### EXERCISE INSTRUCTIONS:
Retype exactly what runs from the first line of the data to the line with "const N = null;", keeping both of those lines and skipping pictures.

### MATERIAL PROVIDED:

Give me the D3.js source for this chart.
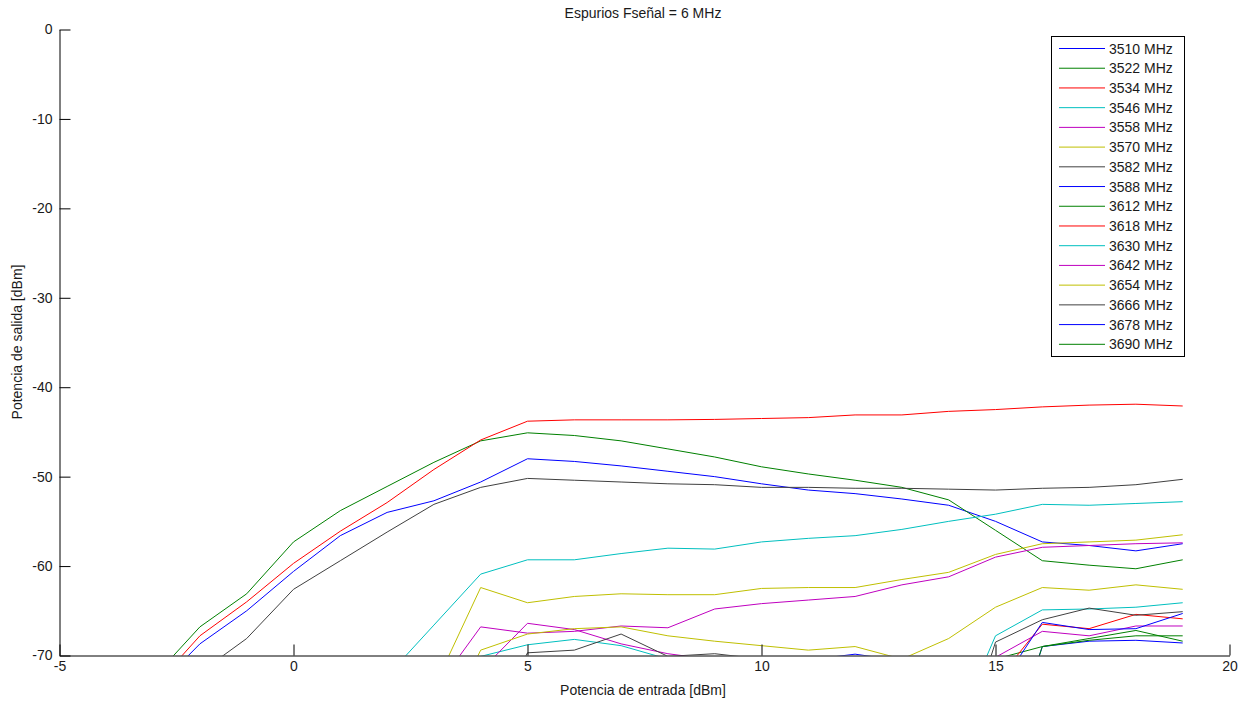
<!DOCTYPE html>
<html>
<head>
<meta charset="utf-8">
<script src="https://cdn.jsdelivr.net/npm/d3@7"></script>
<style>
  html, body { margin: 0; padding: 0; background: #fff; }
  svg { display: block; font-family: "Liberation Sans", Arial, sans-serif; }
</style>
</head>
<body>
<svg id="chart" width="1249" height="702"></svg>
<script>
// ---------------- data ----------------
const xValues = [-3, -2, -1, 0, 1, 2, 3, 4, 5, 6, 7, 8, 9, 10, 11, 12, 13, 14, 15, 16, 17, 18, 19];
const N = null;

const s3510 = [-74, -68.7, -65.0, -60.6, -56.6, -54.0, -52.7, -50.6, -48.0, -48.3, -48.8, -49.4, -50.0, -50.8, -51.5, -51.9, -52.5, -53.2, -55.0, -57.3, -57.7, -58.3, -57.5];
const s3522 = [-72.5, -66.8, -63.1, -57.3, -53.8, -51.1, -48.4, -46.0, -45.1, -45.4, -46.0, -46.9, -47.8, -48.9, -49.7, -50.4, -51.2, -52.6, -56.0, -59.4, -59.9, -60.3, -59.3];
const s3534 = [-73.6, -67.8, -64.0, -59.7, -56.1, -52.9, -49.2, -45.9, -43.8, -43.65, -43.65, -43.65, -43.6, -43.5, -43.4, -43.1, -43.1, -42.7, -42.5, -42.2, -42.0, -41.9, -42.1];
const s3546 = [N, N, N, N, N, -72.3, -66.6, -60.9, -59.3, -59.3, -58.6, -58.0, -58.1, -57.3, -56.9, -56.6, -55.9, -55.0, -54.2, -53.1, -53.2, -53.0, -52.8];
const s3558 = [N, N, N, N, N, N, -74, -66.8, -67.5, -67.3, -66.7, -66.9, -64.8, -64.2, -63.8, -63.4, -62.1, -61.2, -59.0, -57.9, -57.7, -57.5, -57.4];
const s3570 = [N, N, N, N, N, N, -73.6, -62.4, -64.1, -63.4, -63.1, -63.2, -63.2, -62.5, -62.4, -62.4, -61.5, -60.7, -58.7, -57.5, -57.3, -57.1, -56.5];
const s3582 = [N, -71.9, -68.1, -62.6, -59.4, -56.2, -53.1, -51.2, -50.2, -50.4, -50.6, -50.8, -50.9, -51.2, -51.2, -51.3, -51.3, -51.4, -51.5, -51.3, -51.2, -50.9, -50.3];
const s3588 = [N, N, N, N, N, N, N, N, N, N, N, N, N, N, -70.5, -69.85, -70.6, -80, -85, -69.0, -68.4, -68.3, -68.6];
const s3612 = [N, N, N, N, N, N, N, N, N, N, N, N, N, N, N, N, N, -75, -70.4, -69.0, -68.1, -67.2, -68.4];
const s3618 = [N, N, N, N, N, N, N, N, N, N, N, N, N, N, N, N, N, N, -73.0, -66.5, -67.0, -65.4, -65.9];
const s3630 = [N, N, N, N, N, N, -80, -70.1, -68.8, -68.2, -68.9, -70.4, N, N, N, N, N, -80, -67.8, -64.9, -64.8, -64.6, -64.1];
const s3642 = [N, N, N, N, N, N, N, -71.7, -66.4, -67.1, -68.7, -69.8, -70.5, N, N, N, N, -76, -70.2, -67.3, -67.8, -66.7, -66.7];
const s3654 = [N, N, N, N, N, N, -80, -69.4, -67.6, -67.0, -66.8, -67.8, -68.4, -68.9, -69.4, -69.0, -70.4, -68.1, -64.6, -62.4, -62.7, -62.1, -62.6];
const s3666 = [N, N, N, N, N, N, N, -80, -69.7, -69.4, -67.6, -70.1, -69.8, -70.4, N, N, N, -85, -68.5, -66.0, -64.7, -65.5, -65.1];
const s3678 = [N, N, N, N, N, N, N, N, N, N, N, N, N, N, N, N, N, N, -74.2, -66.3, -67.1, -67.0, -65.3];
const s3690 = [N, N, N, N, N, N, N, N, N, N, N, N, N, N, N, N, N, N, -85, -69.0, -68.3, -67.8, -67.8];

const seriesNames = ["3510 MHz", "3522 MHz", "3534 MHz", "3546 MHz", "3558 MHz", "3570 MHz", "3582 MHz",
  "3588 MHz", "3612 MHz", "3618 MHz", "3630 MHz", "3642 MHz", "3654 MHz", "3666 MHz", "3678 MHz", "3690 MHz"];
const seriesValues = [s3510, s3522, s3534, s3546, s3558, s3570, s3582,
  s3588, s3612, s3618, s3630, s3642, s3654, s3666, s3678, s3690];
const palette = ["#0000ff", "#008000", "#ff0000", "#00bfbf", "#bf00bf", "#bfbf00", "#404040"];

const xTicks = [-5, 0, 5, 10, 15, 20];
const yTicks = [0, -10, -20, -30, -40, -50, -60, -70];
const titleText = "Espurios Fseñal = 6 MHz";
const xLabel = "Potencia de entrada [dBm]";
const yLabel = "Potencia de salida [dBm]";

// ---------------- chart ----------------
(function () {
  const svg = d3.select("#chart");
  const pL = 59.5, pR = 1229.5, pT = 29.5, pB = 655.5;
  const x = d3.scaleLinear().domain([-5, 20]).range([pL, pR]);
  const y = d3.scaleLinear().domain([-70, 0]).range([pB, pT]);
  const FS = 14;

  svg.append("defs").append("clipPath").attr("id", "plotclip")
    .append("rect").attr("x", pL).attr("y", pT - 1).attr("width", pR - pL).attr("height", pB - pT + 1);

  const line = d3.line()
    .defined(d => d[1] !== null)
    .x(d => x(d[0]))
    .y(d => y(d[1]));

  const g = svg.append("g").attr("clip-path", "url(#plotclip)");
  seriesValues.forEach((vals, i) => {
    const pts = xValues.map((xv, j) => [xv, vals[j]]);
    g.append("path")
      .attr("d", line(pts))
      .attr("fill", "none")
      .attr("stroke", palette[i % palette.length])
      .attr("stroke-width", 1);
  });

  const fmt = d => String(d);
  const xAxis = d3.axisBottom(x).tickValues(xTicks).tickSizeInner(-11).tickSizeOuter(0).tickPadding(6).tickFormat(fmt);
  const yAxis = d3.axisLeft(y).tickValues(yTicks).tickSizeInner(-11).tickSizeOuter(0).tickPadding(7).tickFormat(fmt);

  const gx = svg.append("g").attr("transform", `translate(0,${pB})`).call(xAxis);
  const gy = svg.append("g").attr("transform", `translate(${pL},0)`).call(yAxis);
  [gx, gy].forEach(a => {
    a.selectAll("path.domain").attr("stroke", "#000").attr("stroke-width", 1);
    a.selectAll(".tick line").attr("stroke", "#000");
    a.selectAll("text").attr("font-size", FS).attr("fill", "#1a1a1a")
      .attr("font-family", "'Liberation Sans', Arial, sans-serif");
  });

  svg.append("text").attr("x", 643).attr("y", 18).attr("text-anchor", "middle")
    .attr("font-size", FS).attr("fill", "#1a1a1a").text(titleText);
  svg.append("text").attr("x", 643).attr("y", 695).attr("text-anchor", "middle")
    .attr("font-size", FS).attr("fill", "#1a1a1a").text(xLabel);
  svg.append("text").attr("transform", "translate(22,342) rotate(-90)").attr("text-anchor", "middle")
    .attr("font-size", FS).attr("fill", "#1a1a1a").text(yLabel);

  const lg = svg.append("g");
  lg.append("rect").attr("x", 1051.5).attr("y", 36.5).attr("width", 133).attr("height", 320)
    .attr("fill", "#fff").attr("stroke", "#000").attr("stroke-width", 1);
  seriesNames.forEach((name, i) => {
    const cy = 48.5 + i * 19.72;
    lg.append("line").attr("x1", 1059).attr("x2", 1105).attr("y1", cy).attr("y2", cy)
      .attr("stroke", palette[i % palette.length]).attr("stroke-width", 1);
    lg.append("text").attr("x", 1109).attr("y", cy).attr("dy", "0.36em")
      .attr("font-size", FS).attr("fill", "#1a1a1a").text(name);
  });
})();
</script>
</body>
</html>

### RESPONSE TO THIS EXERCISE:
Give me the D3.js source for this chart.
<!DOCTYPE html>
<html>
<head>
<meta charset="utf-8">
<script src="https://cdn.jsdelivr.net/npm/d3@7"></script>
<style>
  html, body { margin: 0; padding: 0; background: #fff; }
  svg { display: block; font-family: "Liberation Sans", Arial, sans-serif; }
</style>
</head>
<body>
<svg id="chart" width="1249" height="702"></svg>
<script>
// ---------------- data ----------------
const xValues = [-3, -2, -1, 0, 1, 2, 3, 4, 5, 6, 7, 8, 9, 10, 11, 12, 13, 14, 15, 16, 17, 18, 19];
const N = null;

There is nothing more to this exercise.